093 Creating good ways to live

Our entire lives are basically a series of habits. We do things habitually for the bulk of our time on this planet. But habits can turn into our worst enemies sometimes, and worst enemies do everything they can to forbid us to live our best.

In order to prosper one needs to avoid accumulating enemies, in the habitual sense.

We could outweigh the evil by increasing the good.

To increase the good, it is indeed important to have something even more important and good of. And that’s systems.

Everyone (and everything) has a system. Try to imagine yourself as a car engine. If you have the best quality of cast-iron parts there are in the market, the most pure oil of optimized viscosity running through your galleries, a very efficient cooling and exhaust system, spark-plugs suited specially for your design which are astonishingly effective; among a few other goodies … Basically if you—the car engine—have all your systems running at the most efficient manner there is for any car engine to run at … well then you’re going to be an amazing car engine, possibly the best car engine in the world!

This matters precisely because we work a little like car engines. We too have our equivalent of cooling systems, fuel and ignition systems and the electrical and braking systems of a general car. Just like a great car needs to have a brilliant engine; and just like a brilliant engine needs to have an amazingly efficient functioning method of all its various systems; we, as triumphant individuals need to have our own top-notch systems.

Let me explain a bit further, now using real humans in the frame.

A system is a procedure. A method or a way of doing certain things. The right systems bring forth the right results, and the wrong ones really mess it all up. Systems are a process which we can repeat, tune accordingly to our own difficulty, and keep reviewing and improving upon. It’s a process of something we do. We can have many systems. In fact, we do have many systems, a different one for all our varied priorities.
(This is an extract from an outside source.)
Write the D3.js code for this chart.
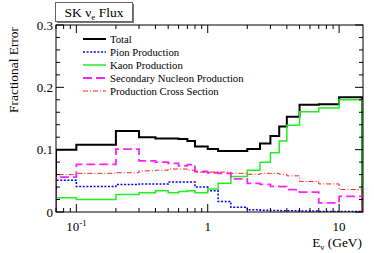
<!DOCTYPE html>
<html>
<head>
<meta charset="utf-8">
<script src="https://cdn.jsdelivr.net/npm/d3@7"></script>
<style>
  body { margin: 0; background: #fff; }
</style>
</head>
<body>
<svg width="374" height="253" font-family="Liberation Serif, DejaVu Serif, serif"></svg>
<script>
// bin edges in GeV
var edges = [0.07, 0.1, 0.2, 0.3, 0.4, 0.5, 0.6, 0.7, 0.8, 0.9, 1.0, 1.2, 1.5, 2.0, 2.5, 3.0, 3.5, 4.0, 5.0, 7.0, 10.0, 15.0];

var total     = [0.100, 0.108, 0.130, 0.120, 0.118, 0.118, 0.117, 0.114, 0.105, 0.105, 0.101, 0.098, 0.098, 0.101, 0.110, 0.122, 0.137, 0.153, 0.172, 0.173, 0.184];
var pion      = [0.051, 0.041, 0.044, 0.045, 0.045, 0.048, 0.048, 0.048, 0.040, 0.040, 0.034, 0.017, 0.0075, 0.0035, 0.003, 0.0025, 0.002, 0.002, 0.0015, 0.001, 0.001];
var kaon      = [0.023, 0.020, 0.028, 0.031, 0.034, 0.031, 0.033, 0.034, 0.031, 0.031, 0.037, 0.046, 0.057, 0.067, 0.080, 0.095, 0.114, 0.139, 0.161, 0.167, 0.180];
var secondary = [0.056, 0.0765, 0.101, 0.082, 0.080, 0.078, 0.074, 0.076, 0.065, 0.065, 0.063, 0.062, 0.053, 0.046, 0.0444, 0.041, 0.0406, 0.036, 0.032, 0.0145, 0.025];
var xsec      = [0.060, 0.062, 0.063, 0.066, 0.067, 0.069, 0.069, 0.067, 0.064, 0.064, 0.064, 0.064, 0.062, 0.0605, 0.062, 0.062, 0.0605, 0.058, 0.049, 0.045, 0.036];

var yTicks = [0, 0.1, 0.2, 0.3];

var series = [
  {name: "Total", values: total, color: "#000000", width: 2, dash: null},
  {name: "Pion Production", values: pion, color: "#0000ff", width: 1.5, dash: "2,1.6"},
  {name: "Kaon Production", values: kaon, color: "#22ee22", width: 1.5, dash: null},
  {name: "Secondary Nucleon Production", values: secondary, color: "#ff22ff", width: 1.8, dash: "9,4"},
  {name: "Production Cross Section", values: xsec, color: "#ff2222", width: 1, dash: "5,2,1,2"}
];

var svg = d3.select("svg");
var frame = {left: 56, right: 363, top: 25, bottom: 212};

var xScale = d3.scaleLog().domain([0.07, 15.2]).range([frame.left, frame.right]);
var yScale = d3.scaleLinear().domain([0, 0.3]).range([frame.bottom, frame.top]);

svg.append("clipPath").attr("id", "clip")
  .append("rect").attr("x", frame.left).attr("y", frame.top)
  .attr("width", frame.right - frame.left).attr("height", frame.bottom - frame.top);

var stepLine = d3.line()
  .x(function(d) { return xScale(d[0]); })
  .y(function(d) { return yScale(d[1]); })
  .curve(d3.curveStepAfter);

var plot = svg.append("g").attr("clip-path", "url(#clip)");

series.forEach(function(s) {
  var pts = [[edges[0], 0]];
  s.values.forEach(function(v, i) { pts.push([edges[i], v]); });
  pts.push([edges[edges.length - 1], s.values[s.values.length - 1]]);
  pts.push([edges[edges.length - 1], 0]);
  plot.append("path")
    .datum(pts)
    .attr("d", stepLine)
    .attr("fill", "none")
    .attr("stroke", s.color)
    .attr("stroke-width", s.width)
    .attr("stroke-dasharray", s.dash);
});

// frame
svg.append("rect")
  .attr("x", frame.left).attr("y", frame.top)
  .attr("width", frame.right - frame.left).attr("height", frame.bottom - frame.top)
  .attr("fill", "none").attr("stroke", "#000").attr("stroke-width", 1);

// y ticks (inward, both sides)
var yMinor = d3.range(0, 0.3001, 0.02);
var tickG = svg.append("g").attr("stroke", "#000").attr("stroke-width", 1);
yMinor.forEach(function(v) {
  var major = Math.abs(v * 10 - Math.round(v * 10)) < 1e-6;
  var len = major ? 8 : 4;
  var y = yScale(v);
  tickG.append("line").attr("x1", frame.left).attr("x2", frame.left + len).attr("y1", y).attr("y2", y);
  tickG.append("line").attr("x1", frame.right).attr("x2", frame.right - len).attr("y1", y).attr("y2", y);
});

// x ticks (log)
var xTickVals = [];
[0.01, 0.1, 1, 10].forEach(function(dec) {
  for (var k = 1; k < 10; k++) {
    var v = dec * k;
    if (v >= 0.07 && v <= 15.2) xTickVals.push({v: v, major: k === 1});
  }
});
xTickVals.forEach(function(t) {
  var len = t.major ? 8 : 4;
  var x = xScale(t.v);
  tickG.append("line").attr("x1", x).attr("x2", x).attr("y1", frame.bottom).attr("y2", frame.bottom - len);
  tickG.append("line").attr("x1", x).attr("x2", x).attr("y1", frame.top).attr("y2", frame.top + len);
});

// y labels
svg.append("g").selectAll("text").data(yTicks).enter().append("text")
  .attr("x", frame.left - 3)
  .attr("y", function(d) { return yScale(d) + 4.5; })
  .attr("text-anchor", "end")
  .attr("font-size", 13)
  .text(function(d) { return d === 0 ? "0" : d3.format(".1f")(d); });

// x labels
var xl = svg.append("text").attr("x", xScale(0.1) - 10).attr("y", 231).attr("font-size", 13);
xl.append("tspan").text("10");
xl.append("tspan").attr("dy", -5).attr("font-size", 9).text("-1");
svg.append("text").attr("x", xScale(1)).attr("y", 231).attr("text-anchor", "middle").attr("font-size", 13).text("1");
svg.append("text").attr("x", xScale(10)).attr("y", 231).attr("text-anchor", "middle").attr("font-size", 13).text("10");

// axis titles
var xt = svg.append("text").attr("x", 362).attr("y", 247).attr("text-anchor", "end").attr("font-size", 13.4);
xt.append("tspan").text("E");
xt.append("tspan").attr("dy", 3).attr("font-size", 9).text("ν");
xt.append("tspan").attr("dy", -3).text(" (GeV)");

svg.append("text")
  .attr("transform", "translate(18,27) rotate(-90)")
  .attr("text-anchor", "end")
  .attr("font-size", 13.4)
  .text("Fractional Error");

// title box
svg.append("rect").attr("x", 57).attr("y", 4).attr("width", 77).attr("height", 19).attr("fill", "#777");
svg.append("rect").attr("x", 55.5).attr("y", 2.5).attr("width", 77).attr("height", 19)
  .attr("fill", "#fff").attr("stroke", "#666").attr("stroke-width", 1);
var tt = svg.append("text").attr("x", 94).attr("y", 17).attr("text-anchor", "middle").attr("font-size", 13.5);
tt.append("tspan").text("SK ν");
tt.append("tspan").attr("dy", 3).attr("font-size", 9).text("e");
tt.append("tspan").attr("dy", -3).text(" Flux");

// legend
var leg = svg.append("g");
series.forEach(function(s, i) {
  var y = 39 + i * 13;
  leg.append("line").attr("x1", 83).attr("x2", 106).attr("y1", y).attr("y2", y)
    .attr("stroke", s.color).attr("stroke-width", s.width).attr("stroke-dasharray", s.dash);
  leg.append("text").attr("x", 110).attr("y", y + 3.5).attr("font-size", 10.7).text(s.name);
});
</script>
</body>
</html>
Habits build upon systems.

So to build a “good” habit, you require a “good” system. Even bad habits can build upon “good” and strong systems, mostly unknowingly. Since a system is just a system. It does its job no matter what the outcome may be.

There’s yet a big difference between habits and systems.
A habit could be reading books. But a system for that would possibly be reading 25 pages of a non-fiction book every night before bed.
Another habit could be getting some exercise. The system for that could be to go to the gym for 45 minutes, 3 days a week.

So systems are a path to lead us to do the habit. They are the implementing kit of our habits. That’s why it’s so much more easier to create habits within the confines of a regular, definite system.

Creating systems to stand by our desired good habits are by far one of the best ways to live better.